In parallel with the Climate Change consultation (see
left), the Department of Environment, Food and Rural Affairs (DEFRA),
published its five year strategy setting out new initiatives
and additional funding to achieve it, building on the Energy Efficiency
Action Plan published in April 2004. High on the list of priorities
* Continue the £50m Community Energy Programme,
which delivers heat networks to reduce energy bills, tackles fuel
poverty, reduces carbon emissions, and supports CHP, and the programme
will continue for at least the next three years, to March 2008, with
additional funding of £10m available once the original allocation
of £50m is exhausted.
* Undertake a high level Energy Efficiency Innovation
Review into whether technological, policy, financial and behavioural
innovation, by Government, industry or consumers, is contributing
fully to energy efficiency measures, as announced by the Chancellor
in the Pre-Budget Report. The Chancellor also announced £20m to accelerate
the development of energy efficient technology. The new funds, will
provide a focus for public and private investment in energy efficiency,
and will help to build new partnerships between experts from business,
research and policy-making.
* Improve Climate Change Communications. Defra expects to contribute
substantial new resources over the period 2005-08 to raise awareness
and change public attitudes on climate change.

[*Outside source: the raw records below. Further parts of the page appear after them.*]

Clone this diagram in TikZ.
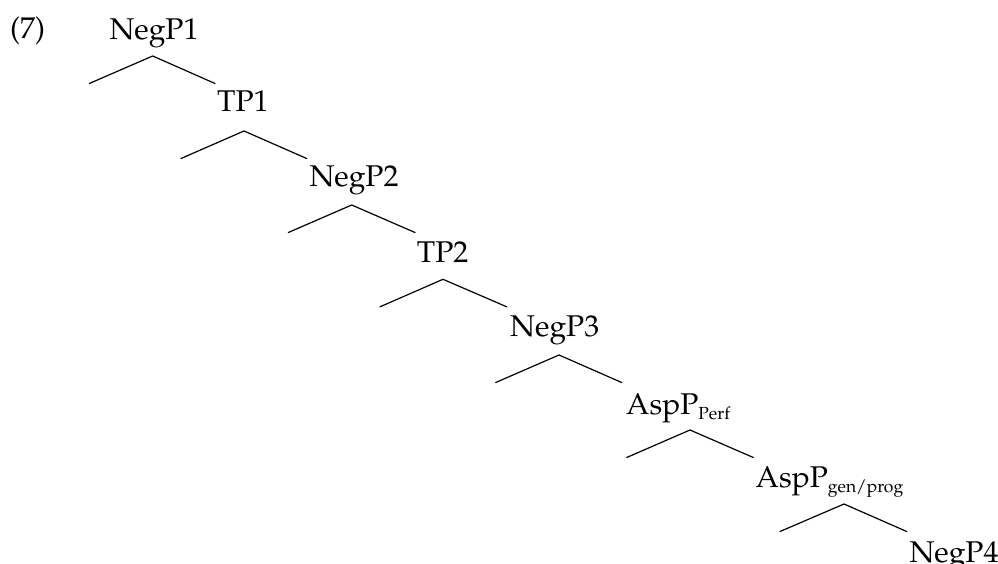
\documentclass[tikz,border=0pt]{standalone}
\usepackage[T1]{fontenc}
\usepackage{mathpazo}
\begin{document}
\begin{tikzpicture}[x=1pt,y=-1pt,
  lbl/.style={anchor=base west,inner sep=0pt,font=\fontsize{30}{36}\selectfont},
  branch/.style={line width=1.2pt,line cap=round}]
\useasboundingbox (0,0) rectangle (998,564);
\newcommand\subtxt[1]{\raisebox{-5pt}{\fontsize{17.5}{18}\selectfont #1}}
\node[lbl] (ex) at (10,39) {(7)};
\node[lbl] (n1) at (109.3,39.3) {NegP1};
\node[lbl] (n2) at (217,111.7) {TP1};
\node[lbl] (n3) at (309.3,186.7) {NegP2};
\node[lbl] (n4) at (416.7,262.3) {TP2};
\node[lbl] (n5) at (510,336.7) {NegP3};
\node[lbl] (n6) at (626,414) {AspP\subtxt{Perf}};
\node[lbl] (n7) at (755.5,487) {AspP\subtxt{gen/prog}};
\node[lbl] (n8) at (909.3,562) {NegP4};
% triangles
\foreach \i/\ax/\ay/\lx/\rx in {1/152.7/56/89.3/215, 2/244/131/181/306.7, 3/351.7/205/288.3/415, 4/443/279.3/380/506.7, 5/559/355/495.7/621.7, 6/690/430/626.7/753.3, 7/844/504/780/906.7}{
  \coordinate (a\i) at (\ax,\ay);
  \coordinate (l\i) at (\lx,\ay+27.5);
  \coordinate (r\i) at (\rx,\ay+27.5);
  \draw[branch] (l\i) -- (a\i) -- (r\i);
}
\end{tikzpicture}
\end{document}
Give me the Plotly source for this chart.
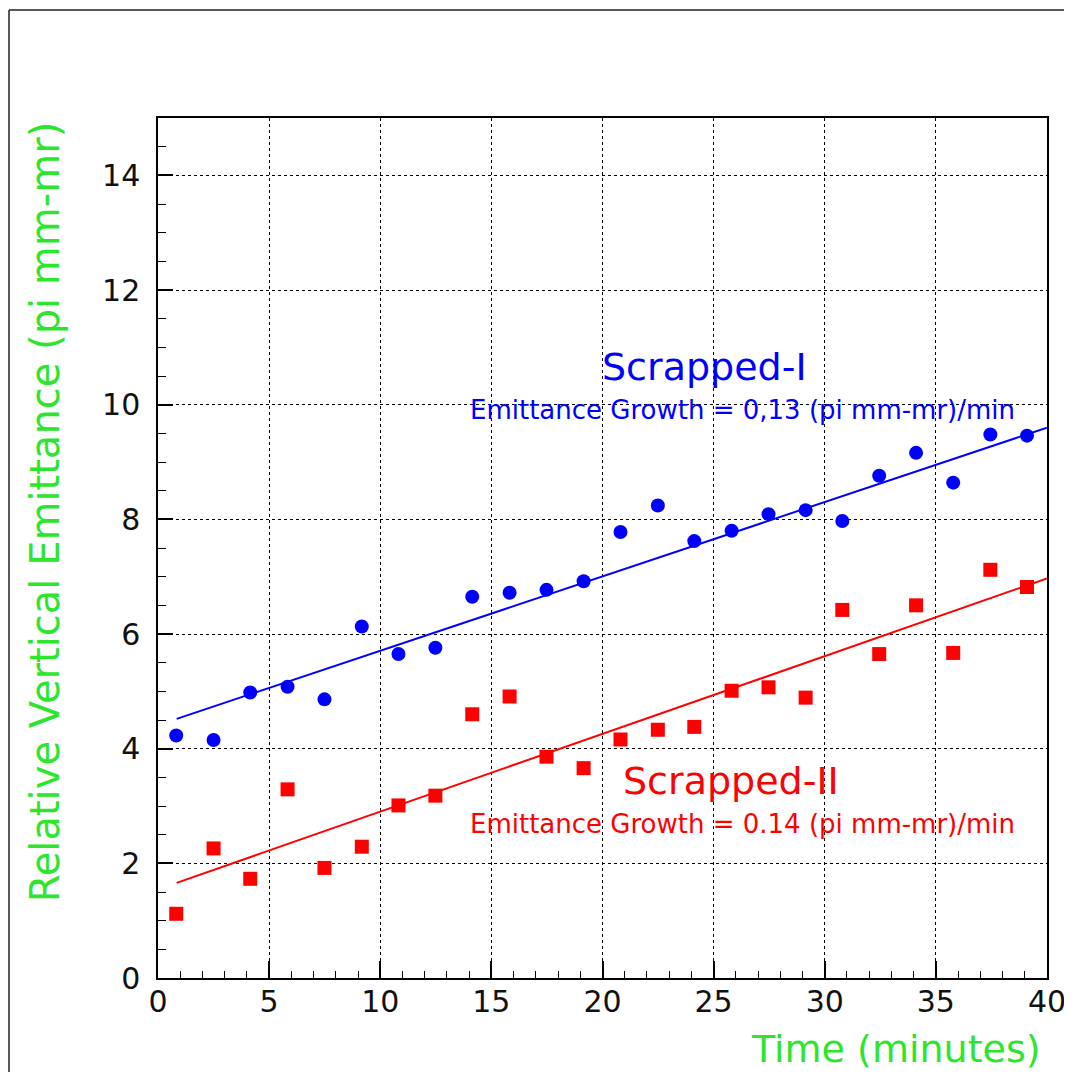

* Improve social housing: ensuring public funded
programmes make a contribution to reducing carbon emissions and tackling
fuel poverty. Defra, working with ODPM, DTI and industry is playing a role
in the development of the Sustainable Buildings Code.
* Advise and support individuals,
businesses and the public sector through the activities of the Carbon
Trust and the Energy Saving Trust. Defra
has allocated an additional £10m for the Energy Savings Trust, in
addition to £60m announced in SR04 for the Carbon Trust.
‘Energy Efficiency: The Government’s Plan for Action’ published last April, set out a detailed implementation
plan aiming to save over 12 million tonnes of carbon per year by 2010-
more than half the UK’s overall carbon saving target for 2010. DEFRA
says ‘this is 20% more than we thought was possible at the time of the
White Paper and will save businesses and households over £3 billion
per year on their energy bills’. Key
measures in the Action Plan included regulatory and incentive-based
policies; grants and other economic incentives; and providing information
For example, it outlined the intention to double the
level of Energy Efficiency Commitment activity from 2005 to 2011, subject
to a review in 2007; improve the energy standards of buildings through
revisions to the Building Regulations.
New Guide for Planners
To help local councils, the Office of the Deputy Prime
Minister has produced ‘Planning
for Renewable Energy’, a comprehensive guide to accompany Planning
Policy Statement (PPS) 22. It looks at ‘best practice’, what makes a
‘good’ renewable energy application, how to assess the impact of plans
on the landscape and how to give the community greater involvement.